**Task statement**
Output exactly the lines from the line containing "Write a Python" through the line containing "ax.spines[side].set_linewidth(1.3)", inclusive, and omit any pictures.

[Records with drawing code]
+++
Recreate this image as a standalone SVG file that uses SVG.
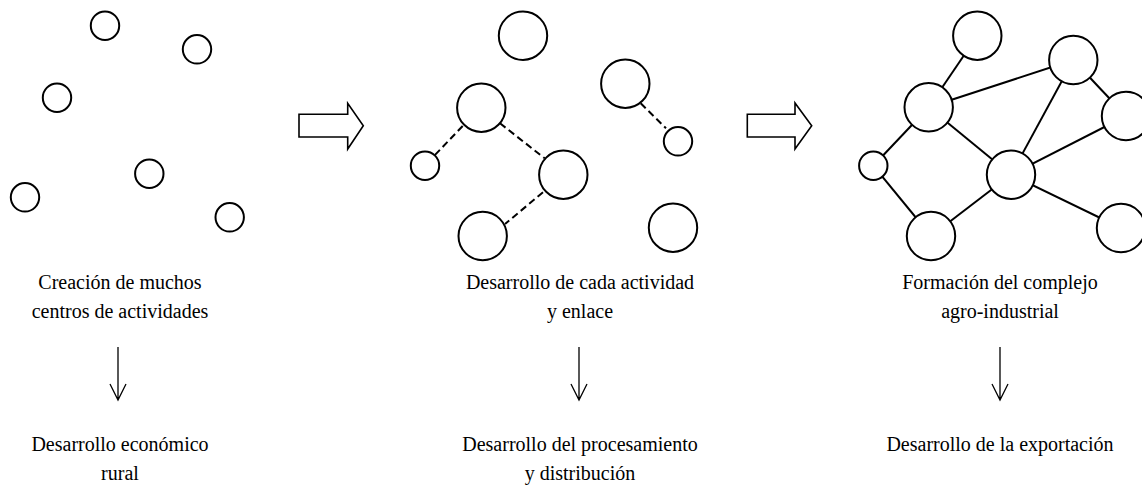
<svg xmlns="http://www.w3.org/2000/svg" width="1142" height="489" viewBox="0 0 1142 489">
<style>
.n{fill:#fff;stroke:#000;stroke-width:2}
.l{stroke:#000;stroke-width:2;fill:none}
.d{stroke:#000;stroke-width:2;fill:none;stroke-dasharray:7 4}
.b{fill:#fff;stroke:#000;stroke-width:1.6;stroke-linejoin:miter}
.a{stroke:#000;stroke-width:1.3;fill:none}
.t{font-size:20px;fill:#000;text-anchor:middle}
</style>
<rect width="1142" height="489" fill="#fff"/>
<g id="connectors">
<line class="d" x1="462.7" y1="126" x2="433.3" y2="156.7"/>
<line class="d" x1="500" y1="123.3" x2="544.7" y2="158.3"/>
<line class="d" x1="543" y1="192.3" x2="505" y2="224"/>
<line class="d" x1="640.7" y1="103.3" x2="666" y2="128.3"/>
<line class="l" x1="977.3" y1="35.7" x2="928.7" y2="107.3"/>
<line class="l" x1="928.7" y1="107.3" x2="1073.3" y2="60"/>
<line class="l" x1="1073.3" y1="60" x2="1126" y2="116"/>
<line class="l" x1="1073.3" y1="60" x2="1011" y2="174.7"/>
<line class="l" x1="1126" y1="116" x2="1011" y2="174.7"/>
<line class="l" x1="928.7" y1="107.3" x2="1011" y2="174.7"/>
<line class="l" x1="928.7" y1="107.3" x2="873.3" y2="165.7"/>
<line class="l" x1="873.3" y1="165.7" x2="931" y2="236"/>
<line class="l" x1="931" y1="236" x2="1011" y2="174.7"/>
<line class="l" x1="1011" y1="174.7" x2="1121" y2="228"/>
<polygon id="arrow1" class="b" points="299,114.3 347.7,114.3 347.7,103.3 363.3,125.7 347.7,149 347.7,137 299,137"/>
<polygon id="arrow2" class="b" points="747.3,114.3 795,114.3 795,103 811.7,125.7 795,149 795,137 747.3,137"/>
<path id="down1" class="a" d="M118,347 V400 M110,384 L118,400 L126,384"/>
<path id="down2" class="a" d="M579,347 V400 M571,384 L579,400 L587,384"/>
<path id="down3" class="a" d="M1000,347 V400 M992,384 L1000,400 L1008,384"/>
</g>
<g id="panel1">
<circle id="p1a" class="n" cx="105" cy="25.7" r="14.2"/>
<circle id="p1b" class="n" cx="197" cy="49.3" r="14.2"/>
<circle id="p1c" class="n" cx="57" cy="97.7" r="14.2"/>
<circle id="p1d" class="n" cx="149.3" cy="173.7" r="14.2"/>
<circle id="p1e" class="n" cx="25" cy="197.3" r="14.2"/>
<circle id="p1f" class="n" cx="229.7" cy="217.3" r="14.2"/>
</g>
<g id="panel2">
<circle id="p2a" class="n" cx="523" cy="35.7" r="24.2"/>
<circle id="p2b" class="n" cx="481.3" cy="107.7" r="24.2"/>
<circle id="p2c" class="n" cx="625.3" cy="83.7" r="24.2"/>
<circle id="p2d" class="n" cx="425" cy="165.7" r="14.2"/>
<circle id="p2e" class="n" cx="678" cy="141.3" r="14.2"/>
<circle id="p2f" class="n" cx="563.3" cy="174.7" r="24.2"/>
<circle id="p2g" class="n" cx="482.7" cy="236" r="24.2"/>
<circle id="p2h" class="n" cx="673" cy="227.7" r="24.2"/>
</g>
<g id="panel3">
<circle id="p3a" class="n" cx="977.3" cy="35.7" r="24.2"/>
<circle id="p3b" class="n" cx="1073.3" cy="60" r="24.2"/>
<circle id="p3c" class="n" cx="928.7" cy="107.3" r="24.2"/>
<circle id="p3d" class="n" cx="1126" cy="116" r="24.2"/>
<circle id="p3e" class="n" cx="873.3" cy="165.7" r="14.2"/>
<circle id="p3f" class="n" cx="1011" cy="174.7" r="24.2"/>
<circle id="p3g" class="n" cx="931" cy="236" r="24.2"/>
<circle id="p3h" class="n" cx="1121" cy="228" r="24.2"/>
</g>
<g id="labels" font-family="'Liberation Serif', 'Times New Roman', Tinos, 'DejaVu Serif', serif">
<text class="t" x="120" y="289">Creación de muchos</text>
<text class="t" x="120" y="318">centros de actividades</text>
<text class="t" x="120" y="451">Desarrollo económico</text>
<text class="t" x="120" y="480">rural</text>
<text class="t" x="580" y="289">Desarrollo de cada actividad</text>
<text class="t" x="580" y="318">y enlace</text>
<text class="t" x="580" y="451">Desarrollo del procesamiento</text>
<text class="t" x="580" y="480">y distribución</text>
<text class="t" x="1000" y="289">Formación del complejo</text>
<text class="t" x="1000" y="318">agro-industrial</text>
<text class="t" x="1000" y="451">Desarrollo de la exportación</text>
</g>
</svg>
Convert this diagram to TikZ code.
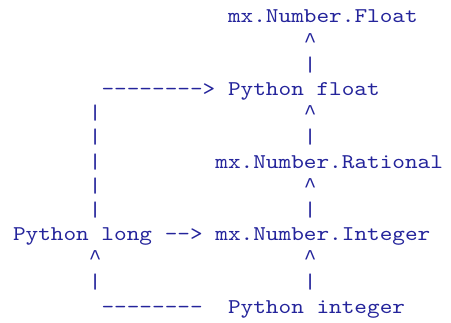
\documentclass[tikz,border=0pt]{standalone}
\usepackage{fontspec}
\setmonofont{lmmono10-regular.otf}[FakeStretch=1.147]
\newfontfamily\caretfont{Liberation Mono}
\definecolor{asciiblue}{RGB}{36,36,155}
\tikzset{
  asciitxt/.style={inner sep=0pt, outer sep=0pt, anchor=base west,
    text=asciiblue, font=\ttfamily\fontsize{21}{24}\selectfont},
}
\newcommand\asciitok[4]{\node[asciitxt] (#1) at ({13+12.65*#2},{323-23-24.17*#3}) {#4};}
\newcommand\asciicaret{{\caretfont\fontsize{21.08}{24}\selectfont\textasciicircum}}
\begin{document}
\begin{tikzpicture}[x=1pt,y=1pt]
\useasboundingbox (0,0) rectangle (451,323);
\asciitok{mxfloat}{17}{0}{mx.Number.Float}
\asciitok{c1}{23}{1}{\asciicaret}
\asciitok{c2}{23}{2}{|}
\asciitok{arrtop}{7}{3}{-------->}
\asciitok{pyfloat}{17}{3}{Python float}
\asciitok{l4}{6}{4}{|}
\asciitok{c4}{23}{4}{\asciicaret}
\asciitok{l5}{6}{5}{|}
\asciitok{c5}{23}{5}{|}
\asciitok{l6}{6}{6}{|}
\asciitok{mxrat}{16}{6}{mx.Number.Rational}
\asciitok{l7}{6}{7}{|}
\asciitok{c7}{23}{7}{\asciicaret}
\asciitok{l8}{6}{8}{|}
\asciitok{c8}{23}{8}{|}
\asciitok{pylong}{0}{9}{Python long}
\asciitok{arrmid}{12}{9}{-->}
\asciitok{mxint}{16}{9}{mx.Number.Integer}
\asciitok{l10}{6}{10}{\asciicaret}
\asciitok{c10}{23}{10}{\asciicaret}
\asciitok{l11}{6}{11}{|}
\asciitok{c11}{23}{11}{|}
\asciitok{arrbot}{7}{12}{--------}
\asciitok{pyint}{17}{12}{Python integer}
\end{tikzpicture}
\end{document}
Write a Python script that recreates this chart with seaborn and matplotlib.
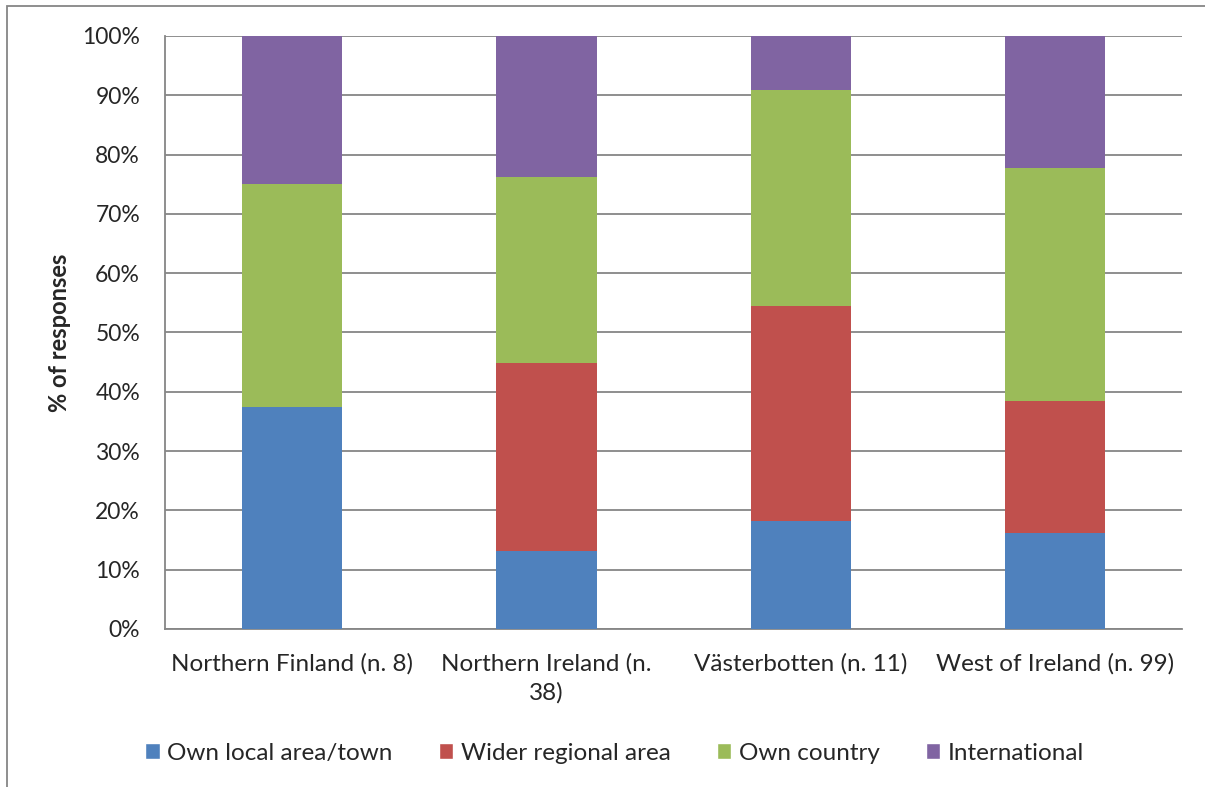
import numpy as np
import pandas as pd
import matplotlib
matplotlib.use("Agg")
import matplotlib.pyplot as plt
from matplotlib.patches import Rectangle, Patch
import seaborn as sns

regions = ["Northern Finland (n. 8)", "Northern Ireland (n.\n38)",
           "Västerbotten (n. 11)", "West of Ireland (n. 99)"]
series = ["Own local area/town", "Wider regional area", "Own country", "International"]
local_area = [37.5, 13.2, 18.2, 16.2]
regional = [0.0, 31.6, 36.3, 22.2]
country = [37.5, 31.5, 36.4, 39.4]
international = [25.0, 23.7, 9.1, 22.2]
colors = ["#4F81BD", "#C0504D", "#9BBB59", "#8064A2"]

sns.set_style("white")
plt.rcParams["font.family"] = ["Lato", "DejaVu Sans"]

df = pd.DataFrame({"region": regions, series[0]: local_area, series[1]: regional,
                   series[2]: country, series[3]: international})
cum = df[series].cumsum(axis=1)

fig = plt.figure(figsize=(12.05, 7.87), dpi=100)
ax = fig.add_axes([0.137, 0.2008, 0.844, 0.7535])

# draw cumulative bars from top segment down so each covers the one above
for s, c in zip(series[::-1], colors[::-1]):
    sns.barplot(x=df["region"], y=cum[s], color=c, width=0.395,
                saturation=1, ax=ax, zorder=3, edgecolor="none")

ax.set_ylim(0, 100)
ax.set_xlim(-0.5, 3.5)
ax.set_yticks(np.arange(0, 101, 10))
ax.set_yticklabels([f"{v}%" for v in range(0, 101, 10)], fontsize=16.5)
ax.yaxis.grid(True, color="#868686", linewidth=1.3, zorder=0)
ax.set_axisbelow(True)
ax.set_ylabel("% of responses", fontsize=17, fontweight="bold", labelpad=8)
ax.set_xlabel("")
ax.set_xticks(range(len(regions)))
ax.set_xticklabels(regions, fontsize=17.5, linespacing=1.45)
ax.set_xticks(np.arange(-0.5, 3.6, 1), minor=True)
ax.tick_params(axis="x", which="major", length=0, pad=17)
ax.tick_params(axis="x", which="minor", length=7, color="#868686", width=1.3, direction="out")
ax.tick_params(axis="y", length=7, color="#868686", width=1.3, direction="out", pad=11)
for side in ["top", "right"]:
    ax.spines[side].set_visible(False)
for side in ["left", "bottom"]:
    ax.spines[side].set_color("#868686")
    ax.spines[side].set_linewidth(1.3)

handles = [Patch(facecolor=c, label=s) for s, c in zip(series, colors)]
fig.legend(handles=handles, loc="center", bbox_to_anchor=(0.51, 0.043), ncol=4,
           frameon=False, fontsize=17.5, handlelength=0.6, handleheight=0.6,
           handletextpad=0.3, columnspacing=1.9)

fig.patches.append(Rectangle((7 / 1205, -0.05), 1.1, 1 - 6 / 787 + 0.05,
                             transform=fig.transFigure, fill=False,
                             edgecolor="#868686", linewidth=1.3))

fig.savefig("out.png", dpi=100)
+++
**Solution**
Write a Python script that recreates this chart with seaborn and matplotlib.
import numpy as np
import pandas as pd
import matplotlib
matplotlib.use("Agg")
import matplotlib.pyplot as plt
from matplotlib.patches import Rectangle, Patch
import seaborn as sns

regions = ["Northern Finland (n. 8)", "Northern Ireland (n.\n38)",
           "Västerbotten (n. 11)", "West of Ireland (n. 99)"]
series = ["Own local area/town", "Wider regional area", "Own country", "International"]
local_area = [37.5, 13.2, 18.2, 16.2]
regional = [0.0, 31.6, 36.3, 22.2]
country = [37.5, 31.5, 36.4, 39.4]
international = [25.0, 23.7, 9.1, 22.2]
colors = ["#4F81BD", "#C0504D", "#9BBB59", "#8064A2"]

sns.set_style("white")
plt.rcParams["font.family"] = ["Lato", "DejaVu Sans"]

df = pd.DataFrame({"region": regions, series[0]: local_area, series[1]: regional,
                   series[2]: country, series[3]: international})
cum = df[series].cumsum(axis=1)

fig = plt.figure(figsize=(12.05, 7.87), dpi=100)
ax = fig.add_axes([0.137, 0.2008, 0.844, 0.7535])

# draw cumulative bars from top segment down so each covers the one above
for s, c in zip(series[::-1], colors[::-1]):
    sns.barplot(x=df["region"], y=cum[s], color=c, width=0.395,
                saturation=1, ax=ax, zorder=3, edgecolor="none")

ax.set_ylim(0, 100)
ax.set_xlim(-0.5, 3.5)
ax.set_yticks(np.arange(0, 101, 10))
ax.set_yticklabels([f"{v}%" for v in range(0, 101, 10)], fontsize=16.5)
ax.yaxis.grid(True, color="#868686", linewidth=1.3, zorder=0)
ax.set_axisbelow(True)
ax.set_ylabel("% of responses", fontsize=17, fontweight="bold", labelpad=8)
ax.set_xlabel("")
ax.set_xticks(range(len(regions)))
ax.set_xticklabels(regions, fontsize=17.5, linespacing=1.45)
ax.set_xticks(np.arange(-0.5, 3.6, 1), minor=True)
ax.tick_params(axis="x", which="major", length=0, pad=17)
ax.tick_params(axis="x", which="minor", length=7, color="#868686", width=1.3, direction="out")
ax.tick_params(axis="y", length=7, color="#868686", width=1.3, direction="out", pad=11)
for side in ["top", "right"]:
    ax.spines[side].set_visible(False)
for side in ["left", "bottom"]:
    ax.spines[side].set_color("#868686")
    ax.spines[side].set_linewidth(1.3)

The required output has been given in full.